Conservative leadership frontrunner Pierre Poilievre broke down Prime Minister Justin Trudeau's inflation in a video released across his social media on Tuesday. The video features Poilievre visiting his local grocery store to see just how high the price of food has gotten in the past year.
"Justinflation has struck again, we have the new inflation numbers up," said Poilievre. "They're at a 40-year high, almost 8 percent. Worst amongst the offending products is food. Up, up and away," said Poilievre, walking into his local grocery store.
"What can my bag of groceries tell you about Justinflation? Numbers out today, 10 percent increase in food prices. Let's go through the items and how much they've risen, one by one.
Poilievre then showed a number of groceries and the price that they had gone up, including
- Eggs, up 8.4 percent.
- Tomatoes, up 16.9 percent.
- Lettuce, up 21.6 percent.
- Pasta, up 17.1 percent.
- Ground beef, up 11.2 percent.
"10 percent food price inflation in one year alone. Why?" he asked. Poilievre blamed the carbon tax "that's increased the cost for farmers and truckers to produce and deliver the food that we eat."
He also blamed Trudeau for "running monster deficits that he's paying for with printed money. More dollars chasing fewer goods always equals higher prices for everything."
"The government gate keepers are driving up the cost of farmers to produce our food, and farmers to deliver it. Including the vaccine mandates, which means we have fewer truckers to deliver our food."
So what's the solution? Poilievre proposes:
- Get rid of the Trudeau carbon tax to reduce the cost of everything.

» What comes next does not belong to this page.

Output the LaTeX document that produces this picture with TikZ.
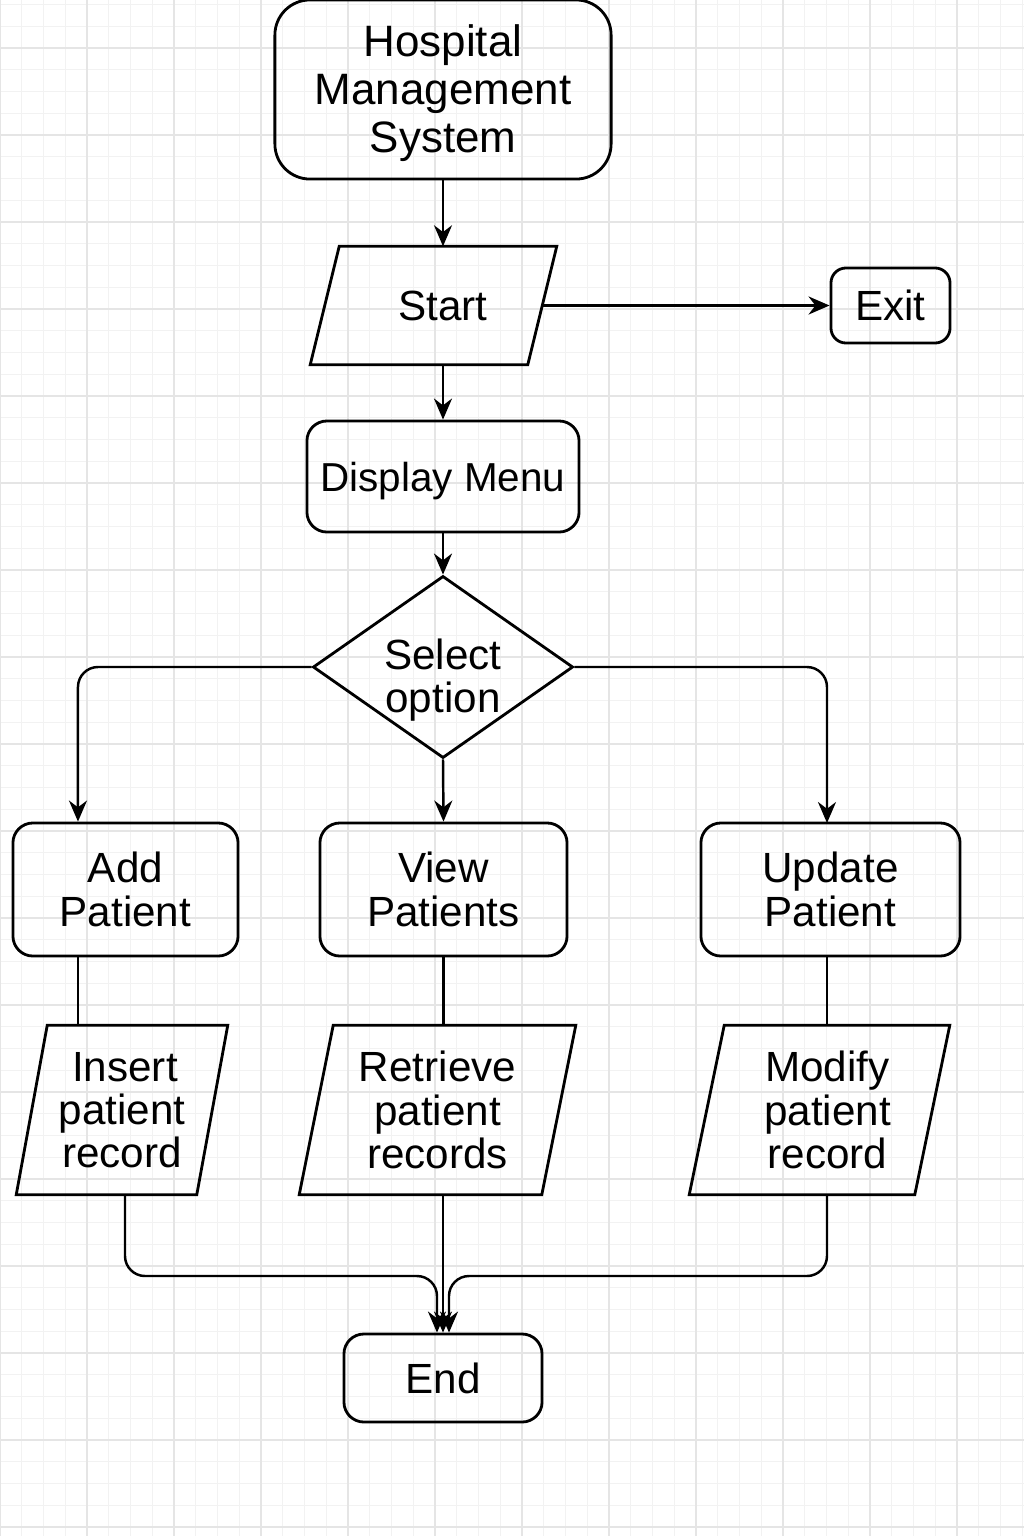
\documentclass[tikz,border=0pt]{standalone}
\usepackage{fontspec}
\setmainfont{Liberation Sans}
\usetikzlibrary{arrows.meta}
\usetikzlibrary{shapes.geometric}
\usetikzlibrary{calc}
\tikzset{>={Stealth[length=2.1mm,width=1.8mm]}}
\tikzset{
  box/.style={draw, line width=0.8pt, rounded corners=2mm, align=center, inner sep=0pt,
    font=\fontsize{12}{12.3}\selectfont},
  iobox/.style={rectangle, align=center, inner sep=0pt, font=\fontsize{12}{12.3}\selectfont},
  ioline/.style={line width=0.8pt},
  choice/.style={draw, line width=0.8pt, diamond, aspect=1.43, align=center, inner sep=-4pt,
    font=\fontsize{12}{12.3}\selectfont},
  flow/.style={->, line width=0.7pt},
  link/.style={line width=0.7pt},
  minorgrid/.style={draw=black!5, line width=0.3pt},
  majorgrid/.style={draw=black!10, line width=0.4pt}
}

\begin{document}
\begin{tikzpicture}[x=0.01cm, y=-0.01cm]

    \useasboundingbox (0,0) rectangle (1024,1536);

    % background grid
    \foreach \k in {0,...,47}
    \draw[minorgrid] (\k*21.75,0) -- (\k*21.75,1536);
    \foreach \k in {-2,...,68}
    \draw[minorgrid] (0,48+\k*21.75) -- (1024,48+\k*21.75);
    \foreach \k in {0,...,11}
    \draw[majorgrid] (\k*87,0) -- (\k*87,1536);
    \foreach \k in {0,...,17}
    \draw[majorgrid] (0,48+\k*87) -- (1024,48+\k*87);

    \node[box, rounded corners=3.5mm, minimum width=3.36cm, minimum height=1.79cm,
      font=\fontsize{12.5}{13.6}\selectfont] (hms) at (443,89.5) {\rule{0pt}{11pt}Hospital\\Management\\System};

    \node[iobox, minimum width=2.45cm, minimum height=1.17cm] (start) at (433.5,305.5) {\hspace{0.19cm}Start};

    \node[box, rounded corners=1.5mm, minimum width=1.19cm, minimum height=0.75cm] (exit) at (890.5,305.5) {Exit};

    \node[box, minimum width=2.72cm, minimum height=1.11cm,
      font=\fontsize{11.5}{12}\selectfont] (menu) at (443,476.5) {\rule{0pt}{11pt}Display Menu};

    \node[choice, minimum width=2.6cm, minimum height=1.82cm] (sel) at (443,667) {\rule{0pt}{16pt}Select\\option};

    \node[box, minimum width=2.25cm, minimum height=1.33cm] (add) at (125.5,889.5) {Add\\Patient};
    \node[box, minimum width=2.47cm, minimum height=1.33cm] (view) at (443.5,889.5) {View\\Patients};
    \node[box, minimum width=2.59cm, minimum height=1.33cm] (upd) at (830.5,889.5) {Update\\Patient};

    \node[iobox, minimum width=2.10cm, minimum height=1.68cm] (ins) at (122,1110) {\hspace{0.06cm}Insert\\patient\\record};
    \node[iobox, minimum width=2.75cm, minimum height=1.68cm] (ret) at (437.5,1110) {Retrieve\\patient\\records};
    \node[iobox, minimum width=2.59cm, minimum height=1.68cm] (mod) at (819.5,1110) {\hspace{0.16cm}Modify\\\hspace{0.16cm}patient\\\hspace{0.16cm}record};

    \node[box, minimum width=1.98cm, minimum height=0.88cm] (end) at (443,1378) {End};

    % slanted input/output outlines
    \foreach \n/\s in {start/29,ins/31,ret/34,mod/35}
    \draw[ioline] (\n.south west) -- ($(\n.north west)+(\s,0)$) -- (\n.north east)
      -- ($(\n.south east)+(-\s,0)$) -- cycle;

    % connectors
    \draw[flow] (hms.south) -- (hms.south |- start.north);
    \draw[flow] ([xshift=-1.45mm]start.east) -- (exit.west);
    \draw[flow] (start.south -| menu.north) -- (menu.north);
    \draw[flow] (menu.south) -- (sel.north);

    \coordinate (updin) at (827,823);
    \draw[flow, rounded corners=2mm] (sel.west) -| ([xshift=-4.75mm]add.north);
    \draw[flow] (sel.south) -- (view.north);
    \draw[flow, rounded corners=2mm] (sel.east) -| (updin);

    \draw[link] ([xshift=-4.75mm]add.south) -- ([xshift=-4.75mm]add.south |- ins.north);
    \draw[link] (view.south) -- (view.south |- ret.north);
    \draw[link] (updin |- upd.south) -- (updin |- mod.north);

    \coordinate (join) at (443,1276);
    \draw[flow, rounded corners=2mm] ([xshift=0.3mm]ins.south) |- ([xshift=-0.6mm]join) -- ([xshift=-0.6mm]end.north);
    \draw[flow] (ret.south -| end.north) -- (end.north);
    \draw[flow, rounded corners=2mm] (mod.south -| updin) |- ([xshift=0.6mm]join) -- ([xshift=0.6mm]end.north);

\end{tikzpicture}
\end{document}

- Cap government sending through a pay-as-you-go law so we can phase out the deficit and stop printing inflationary money.
Poilievre announced his plan last week to cap spending with aims to make government more affordable with a "Pay-As-You-Go Law" that will make it so that the government find a dollar of savings for every dollar of new spending measures.
The Poilievre Pay-As-You-Go Act "would cap spending by requiring the government to find money for new measures within existing budgets, rather than increasing the debt and taxes. In order to introduce a new dollar of spending measures, the government would first need to find a matching dollar of savings. The law would exempt funding for national emergencies like wars, pandemics and natural disasters and spending increases that were previously budgeted (such as the annual growth in health transfers or military budgets) would not be impacted. However, new spending measures not previously budgeted would require matching savings," a statement from Poilievre says.
"The US Congress imposed a Pay-As-You-Go Law on the deficit-prone United States Federal Government in 1990. It remained in place throughout the Clinton administration. Within a few years of its introduction, the deficit was gone and America had its first balanced budget since 1969. The US government would then pay off $401.5 billion of debt (in nominal dollars) from 1998-2001 with the help of Pay-As-You-Go. The law expired under George W. Bush in 2002 and the US government immediately returned to deficit," the statement reads.
Poilievre continued in the video: "Let's get rid of the government gatekeepers that are burdening our hard working farmers so they can produce affordable, safe food for all of us, and get rid of all these mandates so our truckers can more affordably deliver that food to our local grocers. That's just common sense."